■ **Exercise**: Repeat the material exactly from its first line to the line that includes "const arcGen = d3.arc().innerRadius(0).outerRadius(R);". Skip pictures.

■ **Data excerpt**:

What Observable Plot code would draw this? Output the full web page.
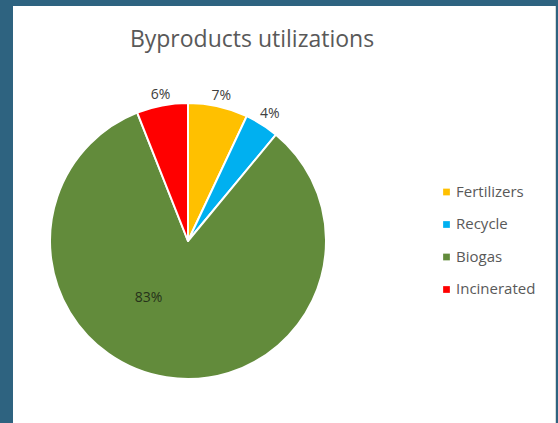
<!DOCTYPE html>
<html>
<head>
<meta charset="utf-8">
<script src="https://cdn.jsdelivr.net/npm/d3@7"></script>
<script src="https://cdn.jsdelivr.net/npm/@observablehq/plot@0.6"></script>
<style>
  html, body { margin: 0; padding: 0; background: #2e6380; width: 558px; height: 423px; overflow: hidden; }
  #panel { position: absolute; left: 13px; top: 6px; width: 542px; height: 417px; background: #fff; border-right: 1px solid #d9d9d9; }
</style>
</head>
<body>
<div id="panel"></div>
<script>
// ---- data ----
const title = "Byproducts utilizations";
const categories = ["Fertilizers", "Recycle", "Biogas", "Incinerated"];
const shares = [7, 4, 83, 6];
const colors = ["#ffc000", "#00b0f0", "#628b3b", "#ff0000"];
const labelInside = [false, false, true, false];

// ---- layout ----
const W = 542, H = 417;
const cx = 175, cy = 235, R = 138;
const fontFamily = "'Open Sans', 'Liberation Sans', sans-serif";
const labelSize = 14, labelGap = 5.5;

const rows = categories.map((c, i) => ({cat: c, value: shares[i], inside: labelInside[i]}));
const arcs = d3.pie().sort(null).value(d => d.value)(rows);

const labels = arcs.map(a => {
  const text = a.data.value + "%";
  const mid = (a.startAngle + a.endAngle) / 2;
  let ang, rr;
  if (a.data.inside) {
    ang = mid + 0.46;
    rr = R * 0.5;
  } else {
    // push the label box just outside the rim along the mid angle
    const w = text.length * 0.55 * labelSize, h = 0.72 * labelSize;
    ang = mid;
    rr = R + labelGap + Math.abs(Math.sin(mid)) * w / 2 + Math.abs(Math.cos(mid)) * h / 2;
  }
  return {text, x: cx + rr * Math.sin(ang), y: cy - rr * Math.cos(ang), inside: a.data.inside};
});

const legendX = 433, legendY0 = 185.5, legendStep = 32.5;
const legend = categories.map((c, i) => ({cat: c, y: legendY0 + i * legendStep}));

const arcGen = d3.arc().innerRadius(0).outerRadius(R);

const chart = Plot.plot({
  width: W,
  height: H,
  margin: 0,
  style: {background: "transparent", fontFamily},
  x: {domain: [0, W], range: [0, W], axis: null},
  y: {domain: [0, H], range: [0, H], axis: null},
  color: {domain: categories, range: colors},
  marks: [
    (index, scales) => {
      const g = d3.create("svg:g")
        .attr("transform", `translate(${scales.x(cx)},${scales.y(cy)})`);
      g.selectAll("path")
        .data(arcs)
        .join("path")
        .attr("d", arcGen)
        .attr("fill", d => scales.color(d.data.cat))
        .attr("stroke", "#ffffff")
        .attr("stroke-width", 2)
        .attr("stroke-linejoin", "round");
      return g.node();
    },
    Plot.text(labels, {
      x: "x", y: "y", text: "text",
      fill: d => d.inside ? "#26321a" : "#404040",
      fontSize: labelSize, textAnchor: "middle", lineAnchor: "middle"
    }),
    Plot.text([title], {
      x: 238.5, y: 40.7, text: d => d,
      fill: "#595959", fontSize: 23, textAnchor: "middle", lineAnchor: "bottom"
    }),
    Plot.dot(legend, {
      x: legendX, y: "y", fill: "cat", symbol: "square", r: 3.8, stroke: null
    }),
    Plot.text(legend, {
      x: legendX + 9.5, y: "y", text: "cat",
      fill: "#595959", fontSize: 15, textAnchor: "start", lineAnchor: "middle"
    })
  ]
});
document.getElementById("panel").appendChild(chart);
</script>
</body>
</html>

■ **Answer to this problem**:
What Observable Plot code would draw this? Output the full web page.
<!DOCTYPE html>
<html>
<head>
<meta charset="utf-8">
<script src="https://cdn.jsdelivr.net/npm/d3@7"></script>
<script src="https://cdn.jsdelivr.net/npm/@observablehq/plot@0.6"></script>
<style>
  html, body { margin: 0; padding: 0; background: #2e6380; width: 558px; height: 423px; overflow: hidden; }
  #panel { position: absolute; left: 13px; top: 6px; width: 542px; height: 417px; background: #fff; border-right: 1px solid #d9d9d9; }
</style>
</head>
<body>
<div id="panel"></div>
<script>
// ---- data ----
const title = "Byproducts utilizations";
const categories = ["Fertilizers", "Recycle", "Biogas", "Incinerated"];
const shares = [7, 4, 83, 6];
const colors = ["#ffc000", "#00b0f0", "#628b3b", "#ff0000"];
const labelInside = [false, false, true, false];

// ---- layout ----
const W = 542, H = 417;
const cx = 175, cy = 235, R = 138;
const fontFamily = "'Open Sans', 'Liberation Sans', sans-serif";
const labelSize = 14, labelGap = 5.5;

const rows = categories.map((c, i) => ({cat: c, value: shares[i], inside: labelInside[i]}));
const arcs = d3.pie().sort(null).value(d => d.value)(rows);

const labels = arcs.map(a => {
  const text = a.data.value + "%";
  const mid = (a.startAngle + a.endAngle) / 2;
  let ang, rr;
  if (a.data.inside) {
    ang = mid + 0.46;
    rr = R * 0.5;
  } else {
    // push the label box just outside the rim along the mid angle
    const w = text.length * 0.55 * labelSize, h = 0.72 * labelSize;
    ang = mid;
    rr = R + labelGap + Math.abs(Math.sin(mid)) * w / 2 + Math.abs(Math.cos(mid)) * h / 2;
  }
  return {text, x: cx + rr * Math.sin(ang), y: cy - rr * Math.cos(ang), inside: a.data.inside};
});

const legendX = 433, legendY0 = 185.5, legendStep = 32.5;
const legend = categories.map((c, i) => ({cat: c, y: legendY0 + i * legendStep}));

const arcGen = d3.arc().innerRadius(0).outerRadius(R);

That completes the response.